Copy all lines below exactly as written. Leave pictures out.
-- BEGIN DATA BLOCK --
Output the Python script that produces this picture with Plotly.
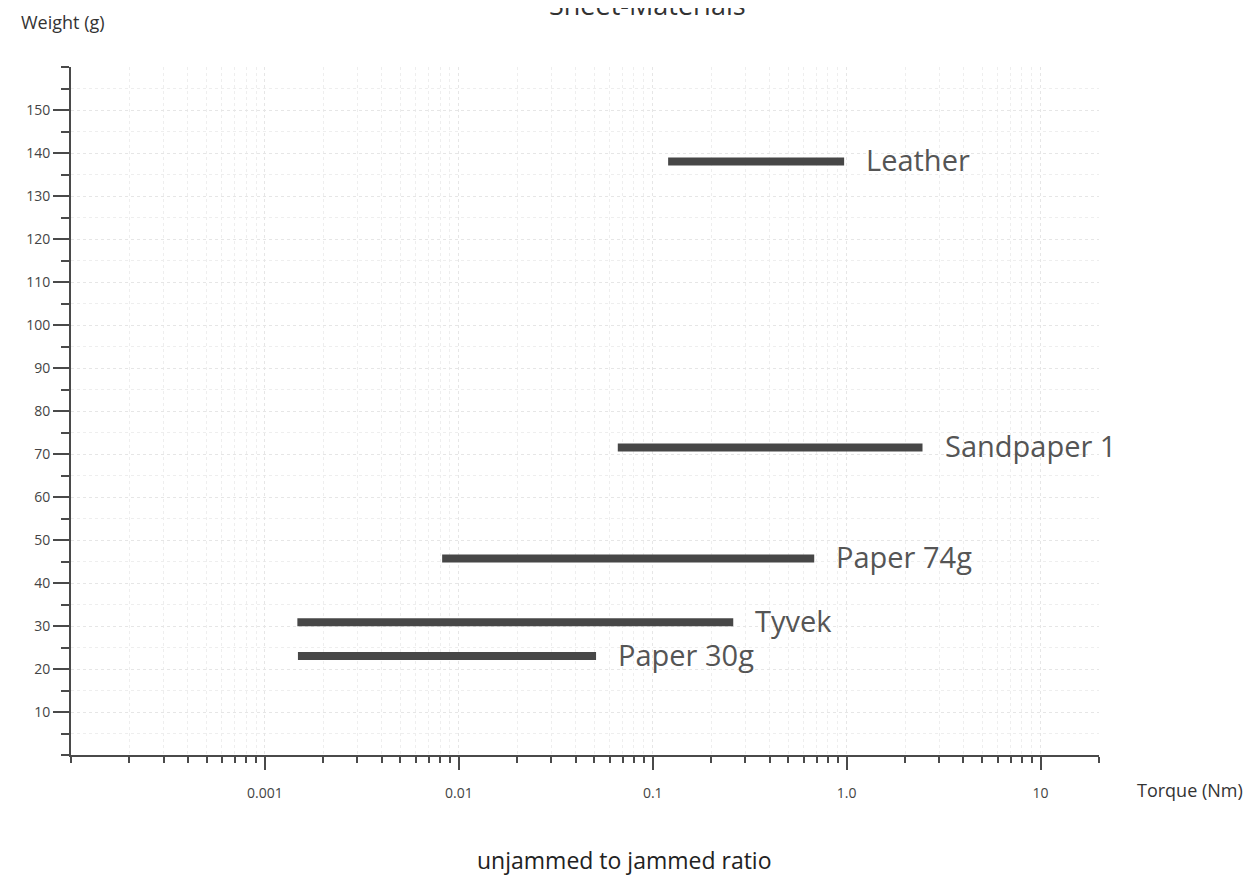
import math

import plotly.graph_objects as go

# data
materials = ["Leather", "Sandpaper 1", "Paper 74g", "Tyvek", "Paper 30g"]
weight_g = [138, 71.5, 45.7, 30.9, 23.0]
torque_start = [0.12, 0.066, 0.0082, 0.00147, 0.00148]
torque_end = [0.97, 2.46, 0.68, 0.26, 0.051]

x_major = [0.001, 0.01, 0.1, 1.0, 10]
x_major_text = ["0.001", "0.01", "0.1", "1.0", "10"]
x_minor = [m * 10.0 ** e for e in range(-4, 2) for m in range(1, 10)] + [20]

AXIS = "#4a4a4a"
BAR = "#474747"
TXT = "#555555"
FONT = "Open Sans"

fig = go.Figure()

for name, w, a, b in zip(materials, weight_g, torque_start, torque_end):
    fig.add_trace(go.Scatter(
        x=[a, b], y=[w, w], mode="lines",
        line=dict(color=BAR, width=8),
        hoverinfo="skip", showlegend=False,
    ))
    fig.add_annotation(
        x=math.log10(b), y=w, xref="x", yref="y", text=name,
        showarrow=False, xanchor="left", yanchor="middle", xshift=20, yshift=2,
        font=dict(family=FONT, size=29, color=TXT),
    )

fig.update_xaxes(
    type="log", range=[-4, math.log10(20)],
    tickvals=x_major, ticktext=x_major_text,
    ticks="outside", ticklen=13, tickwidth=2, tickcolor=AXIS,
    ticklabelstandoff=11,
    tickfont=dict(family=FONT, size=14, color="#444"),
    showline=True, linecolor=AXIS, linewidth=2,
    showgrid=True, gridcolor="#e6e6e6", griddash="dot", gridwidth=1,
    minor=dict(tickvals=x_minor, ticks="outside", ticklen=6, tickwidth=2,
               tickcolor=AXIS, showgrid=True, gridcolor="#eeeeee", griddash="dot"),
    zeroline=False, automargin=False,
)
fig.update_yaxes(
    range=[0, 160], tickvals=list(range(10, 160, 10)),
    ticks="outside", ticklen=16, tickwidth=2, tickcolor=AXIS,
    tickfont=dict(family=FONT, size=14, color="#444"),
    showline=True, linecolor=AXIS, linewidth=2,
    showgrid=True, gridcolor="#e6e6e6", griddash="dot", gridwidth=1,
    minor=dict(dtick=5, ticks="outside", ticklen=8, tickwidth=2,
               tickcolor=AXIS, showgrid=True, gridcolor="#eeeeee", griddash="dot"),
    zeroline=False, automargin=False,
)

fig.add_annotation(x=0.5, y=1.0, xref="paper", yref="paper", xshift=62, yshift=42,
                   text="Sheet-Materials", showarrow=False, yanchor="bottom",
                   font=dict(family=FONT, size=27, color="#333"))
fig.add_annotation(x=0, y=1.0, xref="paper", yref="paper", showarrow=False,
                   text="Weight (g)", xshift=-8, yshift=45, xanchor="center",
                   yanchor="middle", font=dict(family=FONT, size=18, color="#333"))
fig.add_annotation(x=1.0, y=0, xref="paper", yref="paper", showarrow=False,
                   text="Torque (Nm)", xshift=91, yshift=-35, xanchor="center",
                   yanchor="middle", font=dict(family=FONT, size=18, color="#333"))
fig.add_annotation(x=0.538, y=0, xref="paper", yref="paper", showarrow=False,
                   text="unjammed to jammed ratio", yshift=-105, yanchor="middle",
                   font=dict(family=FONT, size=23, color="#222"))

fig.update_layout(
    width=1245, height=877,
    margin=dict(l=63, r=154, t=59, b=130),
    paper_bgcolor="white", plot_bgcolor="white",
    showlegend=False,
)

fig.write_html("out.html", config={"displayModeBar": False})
-- END DATA BLOCK --
→ **WRITTEN ANSWER**
Output the Python script that produces this picture with Plotly.
import math

import plotly.graph_objects as go

# data
materials = ["Leather", "Sandpaper 1", "Paper 74g", "Tyvek", "Paper 30g"]
weight_g = [138, 71.5, 45.7, 30.9, 23.0]
torque_start = [0.12, 0.066, 0.0082, 0.00147, 0.00148]
torque_end = [0.97, 2.46, 0.68, 0.26, 0.051]

x_major = [0.001, 0.01, 0.1, 1.0, 10]
x_major_text = ["0.001", "0.01", "0.1", "1.0", "10"]
x_minor = [m * 10.0 ** e for e in range(-4, 2) for m in range(1, 10)] + [20]

AXIS = "#4a4a4a"
BAR = "#474747"
TXT = "#555555"
FONT = "Open Sans"

fig = go.Figure()

for name, w, a, b in zip(materials, weight_g, torque_start, torque_end):
    fig.add_trace(go.Scatter(
        x=[a, b], y=[w, w], mode="lines",
        line=dict(color=BAR, width=8),
        hoverinfo="skip", showlegend=False,
    ))
    fig.add_annotation(
        x=math.log10(b), y=w, xref="x", yref="y", text=name,
        showarrow=False, xanchor="left", yanchor="middle", xshift=20, yshift=2,
        font=dict(family=FONT, size=29, color=TXT),
    )

fig.update_xaxes(
    type="log", range=[-4, math.log10(20)],
    tickvals=x_major, ticktext=x_major_text,
    ticks="outside", ticklen=13, tickwidth=2, tickcolor=AXIS,
    ticklabelstandoff=11,
    tickfont=dict(family=FONT, size=14, color="#444"),
    showline=True, linecolor=AXIS, linewidth=2,
    showgrid=True, gridcolor="#e6e6e6", griddash="dot", gridwidth=1,
    minor=dict(tickvals=x_minor, ticks="outside", ticklen=6, tickwidth=2,
               tickcolor=AXIS, showgrid=True, gridcolor="#eeeeee", griddash="dot"),
    zeroline=False, automargin=False,
)
fig.update_yaxes(
    range=[0, 160], tickvals=list(range(10, 160, 10)),
    ticks="outside", ticklen=16, tickwidth=2, tickcolor=AXIS,
    tickfont=dict(family=FONT, size=14, color="#444"),
    showline=True, linecolor=AXIS, linewidth=2,
    showgrid=True, gridcolor="#e6e6e6", griddash="dot", gridwidth=1,
    minor=dict(dtick=5, ticks="outside", ticklen=8, tickwidth=2,
               tickcolor=AXIS, showgrid=True, gridcolor="#eeeeee", griddash="dot"),
    zeroline=False, automargin=False,
)

fig.add_annotation(x=0.5, y=1.0, xref="paper", yref="paper", xshift=62, yshift=42,
                   text="Sheet-Materials", showarrow=False, yanchor="bottom",
                   font=dict(family=FONT, size=27, color="#333"))
fig.add_annotation(x=0, y=1.0, xref="paper", yref="paper", showarrow=False,
                   text="Weight (g)", xshift=-8, yshift=45, xanchor="center",
                   yanchor="middle", font=dict(family=FONT, size=18, color="#333"))
fig.add_annotation(x=1.0, y=0, xref="paper", yref="paper", showarrow=False,
                   text="Torque (Nm)", xshift=91, yshift=-35, xanchor="center",
                   yanchor="middle", font=dict(family=FONT, size=18, color="#333"))
fig.add_annotation(x=0.538, y=0, xref="paper", yref="paper", showarrow=False,
                   text="unjammed to jammed ratio", yshift=-105, yanchor="middle",
                   font=dict(family=FONT, size=23, color="#222"))

fig.update_layout(
    width=1245, height=877,
    margin=dict(l=63, r=154, t=59, b=130),
    paper_bgcolor="white", plot_bgcolor="white",
    showlegend=False,
)

fig.write_html("out.html", config={"displayModeBar": False})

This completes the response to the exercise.